**EXERCISE:**
Give back all the data exactly, line by line.

**SOURCE DATA:**
========================================

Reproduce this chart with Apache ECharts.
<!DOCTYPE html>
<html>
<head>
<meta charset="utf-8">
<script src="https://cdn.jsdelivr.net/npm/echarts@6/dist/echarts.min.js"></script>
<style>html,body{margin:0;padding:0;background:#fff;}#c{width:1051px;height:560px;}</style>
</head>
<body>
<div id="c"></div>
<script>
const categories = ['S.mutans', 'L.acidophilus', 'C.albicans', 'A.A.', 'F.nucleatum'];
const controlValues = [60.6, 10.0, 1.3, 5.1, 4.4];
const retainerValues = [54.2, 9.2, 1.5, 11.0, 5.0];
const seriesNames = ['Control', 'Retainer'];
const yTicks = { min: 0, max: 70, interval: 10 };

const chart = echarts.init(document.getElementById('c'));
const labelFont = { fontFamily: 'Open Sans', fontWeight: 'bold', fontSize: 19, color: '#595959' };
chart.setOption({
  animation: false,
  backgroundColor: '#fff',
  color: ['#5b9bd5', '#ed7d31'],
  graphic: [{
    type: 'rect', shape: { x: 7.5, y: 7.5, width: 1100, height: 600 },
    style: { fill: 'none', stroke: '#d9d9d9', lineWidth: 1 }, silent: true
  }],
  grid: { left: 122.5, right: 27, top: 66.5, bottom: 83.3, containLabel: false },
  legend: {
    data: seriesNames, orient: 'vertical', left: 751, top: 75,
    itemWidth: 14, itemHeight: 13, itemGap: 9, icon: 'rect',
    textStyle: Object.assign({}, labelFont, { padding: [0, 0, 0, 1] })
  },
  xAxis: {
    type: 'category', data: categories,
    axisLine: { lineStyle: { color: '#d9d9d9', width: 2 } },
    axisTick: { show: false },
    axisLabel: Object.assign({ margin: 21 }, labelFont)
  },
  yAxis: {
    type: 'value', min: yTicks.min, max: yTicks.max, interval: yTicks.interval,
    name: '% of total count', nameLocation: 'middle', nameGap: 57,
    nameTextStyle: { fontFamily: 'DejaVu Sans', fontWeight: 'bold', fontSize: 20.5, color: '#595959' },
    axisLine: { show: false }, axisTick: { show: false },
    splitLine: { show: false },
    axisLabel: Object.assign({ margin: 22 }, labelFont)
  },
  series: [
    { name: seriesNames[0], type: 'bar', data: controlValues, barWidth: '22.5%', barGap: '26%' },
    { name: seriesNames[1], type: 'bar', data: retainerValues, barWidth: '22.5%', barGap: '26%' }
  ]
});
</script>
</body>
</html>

========================================

**EXPECTED ANSWER:**
Reproduce this chart with Apache ECharts.
<!DOCTYPE html>
<html>
<head>
<meta charset="utf-8">
<script src="https://cdn.jsdelivr.net/npm/echarts@6/dist/echarts.min.js"></script>
<style>html,body{margin:0;padding:0;background:#fff;}#c{width:1051px;height:560px;}</style>
</head>
<body>
<div id="c"></div>
<script>
const categories = ['S.mutans', 'L.acidophilus', 'C.albicans', 'A.A.', 'F.nucleatum'];
const controlValues = [60.6, 10.0, 1.3, 5.1, 4.4];
const retainerValues = [54.2, 9.2, 1.5, 11.0, 5.0];
const seriesNames = ['Control', 'Retainer'];
const yTicks = { min: 0, max: 70, interval: 10 };

const chart = echarts.init(document.getElementById('c'));
const labelFont = { fontFamily: 'Open Sans', fontWeight: 'bold', fontSize: 19, color: '#595959' };
chart.setOption({
  animation: false,
  backgroundColor: '#fff',
  color: ['#5b9bd5', '#ed7d31'],
  graphic: [{
    type: 'rect', shape: { x: 7.5, y: 7.5, width: 1100, height: 600 },
    style: { fill: 'none', stroke: '#d9d9d9', lineWidth: 1 }, silent: true
  }],
  grid: { left: 122.5, right: 27, top: 66.5, bottom: 83.3, containLabel: false },
  legend: {
    data: seriesNames, orient: 'vertical', left: 751, top: 75,
    itemWidth: 14, itemHeight: 13, itemGap: 9, icon: 'rect',
    textStyle: Object.assign({}, labelFont, { padding: [0, 0, 0, 1] })
  },
  xAxis: {
    type: 'category', data: categories,
    axisLine: { lineStyle: { color: '#d9d9d9', width: 2 } },
    axisTick: { show: false },
    axisLabel: Object.assign({ margin: 21 }, labelFont)
  },
  yAxis: {
    type: 'value', min: yTicks.min, max: yTicks.max, interval: yTicks.interval,
    name: '% of total count', nameLocation: 'middle', nameGap: 57,
    nameTextStyle: { fontFamily: 'DejaVu Sans', fontWeight: 'bold', fontSize: 20.5, color: '#595959' },
    axisLine: { show: false }, axisTick: { show: false },
    splitLine: { show: false },
    axisLabel: Object.assign({ margin: 22 }, labelFont)
  },
  series: [
    { name: seriesNames[0], type: 'bar', data: controlValues, barWidth: '22.5%', barGap: '26%' },
    { name: seriesNames[1], type: 'bar', data: retainerValues, barWidth: '22.5%', barGap: '26%' }
  ]
});
</script>
</body>
</html>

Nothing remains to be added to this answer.